No era una melodía casual. Lanzada en Ummagumma, el álbum doble de 1969, “Carefull With That Axe, Eugene” enardecía al público como pista instrumental. Embebida de sus largos tramos psicodélicos, la canción empezaba con una improvisación ligera a base del órgano de Richard Wright y luego se convertía bruscamente en un clímax fuerte y explosivo. Era una de las favoritas de Floyd en sus conciertos en vivo y Waters apenas la susurraba, casi en tono de advertencia: “Cuidado con ese hacha, Eugenio”.
En el libro se cuenta que Waters cedió ante los gritos de sus fans, a punto tal que lograron desconcentrarlo. Cansado de tanta molestia, el cantante se acercó al borde del escenario y escupió a uno de los gritones. “Ni siquiera sé si le acerté, espero que no”, narró Waters en 2011, todavía avergonzado por su inesperada reacción. Aquel hecho sorprendió también a sus propios compañeros que no quisieron salir a hacer los bises pertinentes, no tanto por la acción de Waters sino porque de algún modo compartían su malestar, aunque no su alienación, la que llegó al punto de desear la creación de una pared que lo aislase del público. Sólo que el muro era mucho más alto y poderoso de lo que Roger pudiera haber llegado a comprender en su momento. “Y, además, esa pared ya estaba construida con los ladrillos de sus más profundos temores que lo aguardaban, pacientes, en la fortaleza de su propio inconsciente”.
Esa fue, entonces, la génesis de The Wall, una de las obras más impresionantes que haya generado el rock en toda su historia. La hipótesis de esta biografía, de que el germen nació con ese escupitajo, se convirtió en la historia de un hombre parapetado detrás de un formidable muro con la vana esperanza de que lo proteja del mundo. Es, por otro lado, el cuento de una estrella de rock atribulada, incapaz de establecer contacto con nadie, ni siquiera consigo mismo, que se consume en el ardor de propia locura. Es, también, la vana esperanza de librarse de los propios miedos colocando una pared de ilusión que los detenga y le ponga fin al dolor interior. Pero más que nada, enfatiza el periodista, es el titánico esfuerzo de un hombre que utiliza el arte como metáfora de su propia vida y como arma destructora de sus propios traumas.
Al principio, entonces, fue un escupitajo. “The Wall es el alucinante intento de Roger Waters de llegar a términos consigo mismo y poder resolver todas las cuentas pendientes de su propia psiquis”, escribe Marchi, y desliza que el rock no sólo fue una herramienta de expresión sino agente curativo que le permitió sublimar su propio padecer. Un poderoso exorcismo que, en rigor, surgió en aquel show mítico de Canadá cuando escupió a su fan e imaginó su pared. Algo que no fue suficiente: al poco tiempo vendría The Final Cut, que en vez de culminar en la demolición de un muro terminó con la dinamitación de Pink Floyd y la apertura de un nuevo ciclo en su vida.
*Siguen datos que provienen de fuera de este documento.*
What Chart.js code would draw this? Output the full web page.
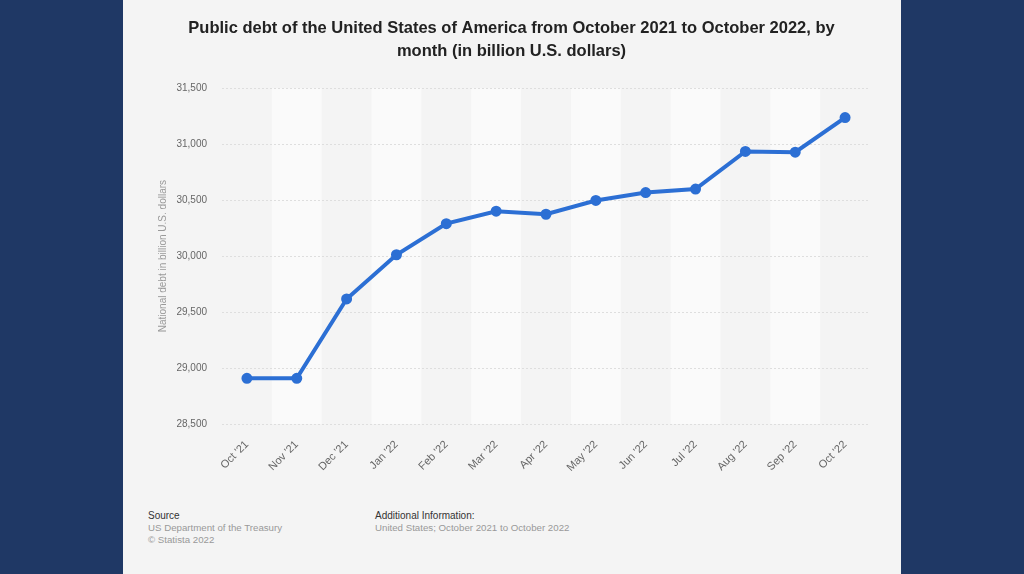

El acto parece haber surtido efecto. Hay que verlo hoy a Roger Waters, un señor de 80 años que conserva la vitalidad y la pasión de los años en que se convirtió en uno de los más grandes compositores de la música popular contemporánea. La diferencia es que, según sus propias palabras, ya no está alienado, frase que formuló en un sinfín de reportajes en los que comparó su estado de ánimo actual con el que experimentaba cuando concibió la idea de una pared aislante. “En aquel entonces, yo era un hombre joven lleno de temores”, razona Waters.